(Entries with chart source code)
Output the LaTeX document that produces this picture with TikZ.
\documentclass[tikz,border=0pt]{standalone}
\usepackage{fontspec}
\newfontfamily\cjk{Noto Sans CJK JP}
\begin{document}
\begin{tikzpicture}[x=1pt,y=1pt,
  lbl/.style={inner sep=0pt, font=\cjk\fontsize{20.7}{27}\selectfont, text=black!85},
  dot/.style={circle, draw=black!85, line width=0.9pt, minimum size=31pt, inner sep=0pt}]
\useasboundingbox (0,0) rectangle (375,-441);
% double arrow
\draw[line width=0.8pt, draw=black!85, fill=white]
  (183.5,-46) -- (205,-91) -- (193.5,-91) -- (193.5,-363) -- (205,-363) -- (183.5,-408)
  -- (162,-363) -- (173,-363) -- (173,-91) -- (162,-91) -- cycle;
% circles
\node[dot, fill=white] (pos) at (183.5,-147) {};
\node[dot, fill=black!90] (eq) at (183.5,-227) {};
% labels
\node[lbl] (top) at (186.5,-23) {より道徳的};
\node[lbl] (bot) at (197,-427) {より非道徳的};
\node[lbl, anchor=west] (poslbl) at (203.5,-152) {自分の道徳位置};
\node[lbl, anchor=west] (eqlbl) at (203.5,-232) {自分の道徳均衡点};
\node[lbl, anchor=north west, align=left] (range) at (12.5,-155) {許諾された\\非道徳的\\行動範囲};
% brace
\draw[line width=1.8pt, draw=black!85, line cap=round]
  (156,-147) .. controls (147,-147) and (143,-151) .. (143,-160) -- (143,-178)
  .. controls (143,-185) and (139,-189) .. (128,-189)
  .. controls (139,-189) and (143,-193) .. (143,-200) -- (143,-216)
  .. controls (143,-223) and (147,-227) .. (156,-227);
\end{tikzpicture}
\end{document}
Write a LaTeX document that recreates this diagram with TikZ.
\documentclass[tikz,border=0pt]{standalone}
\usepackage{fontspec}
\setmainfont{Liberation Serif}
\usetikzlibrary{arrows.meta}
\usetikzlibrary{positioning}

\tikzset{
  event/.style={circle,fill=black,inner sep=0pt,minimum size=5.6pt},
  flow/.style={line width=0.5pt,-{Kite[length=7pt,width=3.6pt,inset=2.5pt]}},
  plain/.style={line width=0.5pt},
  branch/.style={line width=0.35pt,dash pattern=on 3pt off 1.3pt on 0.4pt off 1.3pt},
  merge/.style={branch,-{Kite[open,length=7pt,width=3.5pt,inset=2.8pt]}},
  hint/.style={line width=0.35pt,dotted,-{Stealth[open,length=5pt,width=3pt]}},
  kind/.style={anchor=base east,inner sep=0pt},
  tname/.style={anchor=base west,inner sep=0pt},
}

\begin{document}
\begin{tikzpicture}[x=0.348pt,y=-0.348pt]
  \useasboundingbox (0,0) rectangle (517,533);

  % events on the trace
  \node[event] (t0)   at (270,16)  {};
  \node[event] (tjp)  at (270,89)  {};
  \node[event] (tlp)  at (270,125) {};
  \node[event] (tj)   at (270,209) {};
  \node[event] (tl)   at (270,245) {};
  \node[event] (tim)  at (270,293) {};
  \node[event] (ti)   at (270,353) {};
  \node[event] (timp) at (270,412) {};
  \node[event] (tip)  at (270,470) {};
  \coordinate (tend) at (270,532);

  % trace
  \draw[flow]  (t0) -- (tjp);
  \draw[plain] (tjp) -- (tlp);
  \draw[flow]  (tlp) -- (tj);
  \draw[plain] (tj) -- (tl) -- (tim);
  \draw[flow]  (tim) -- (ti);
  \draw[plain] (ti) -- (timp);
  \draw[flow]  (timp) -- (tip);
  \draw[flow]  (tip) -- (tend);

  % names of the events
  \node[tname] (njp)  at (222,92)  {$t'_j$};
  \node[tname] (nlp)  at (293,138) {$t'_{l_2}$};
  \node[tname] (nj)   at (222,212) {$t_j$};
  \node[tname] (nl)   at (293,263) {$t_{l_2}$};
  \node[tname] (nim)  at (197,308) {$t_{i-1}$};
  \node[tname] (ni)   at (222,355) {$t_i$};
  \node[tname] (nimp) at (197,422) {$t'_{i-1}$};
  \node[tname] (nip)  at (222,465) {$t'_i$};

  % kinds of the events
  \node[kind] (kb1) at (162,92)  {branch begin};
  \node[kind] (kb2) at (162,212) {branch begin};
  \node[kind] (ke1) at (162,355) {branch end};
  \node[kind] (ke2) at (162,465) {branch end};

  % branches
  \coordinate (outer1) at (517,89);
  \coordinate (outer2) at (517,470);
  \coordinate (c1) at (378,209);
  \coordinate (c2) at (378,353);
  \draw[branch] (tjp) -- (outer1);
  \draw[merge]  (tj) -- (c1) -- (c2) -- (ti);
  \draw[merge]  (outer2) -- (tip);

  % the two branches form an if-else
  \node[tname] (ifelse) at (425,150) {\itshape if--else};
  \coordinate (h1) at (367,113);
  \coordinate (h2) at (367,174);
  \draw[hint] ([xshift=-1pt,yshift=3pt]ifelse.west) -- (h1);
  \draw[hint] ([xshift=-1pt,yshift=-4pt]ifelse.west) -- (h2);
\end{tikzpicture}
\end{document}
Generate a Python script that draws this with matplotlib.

=== Set exercise ===
Return nothing but the lines running from the line with "Write a LaTeX" through the line with "(0,0) rectangle (517,533);", exactly as they appear.

=== Correct output ===
Write a LaTeX document that recreates this diagram with TikZ.
\documentclass[tikz,border=0pt]{standalone}
\usepackage{fontspec}
\setmainfont{Liberation Serif}
\usetikzlibrary{arrows.meta}
\usetikzlibrary{positioning}

\tikzset{
  event/.style={circle,fill=black,inner sep=0pt,minimum size=5.6pt},
  flow/.style={line width=0.5pt,-{Kite[length=7pt,width=3.6pt,inset=2.5pt]}},
  plain/.style={line width=0.5pt},
  branch/.style={line width=0.35pt,dash pattern=on 3pt off 1.3pt on 0.4pt off 1.3pt},
  merge/.style={branch,-{Kite[open,length=7pt,width=3.5pt,inset=2.8pt]}},
  hint/.style={line width=0.35pt,dotted,-{Stealth[open,length=5pt,width=3pt]}},
  kind/.style={anchor=base east,inner sep=0pt},
  tname/.style={anchor=base west,inner sep=0pt},
}

\begin{document}
\begin{tikzpicture}[x=0.348pt,y=-0.348pt]
  \useasboundingbox (0,0) rectangle (517,533);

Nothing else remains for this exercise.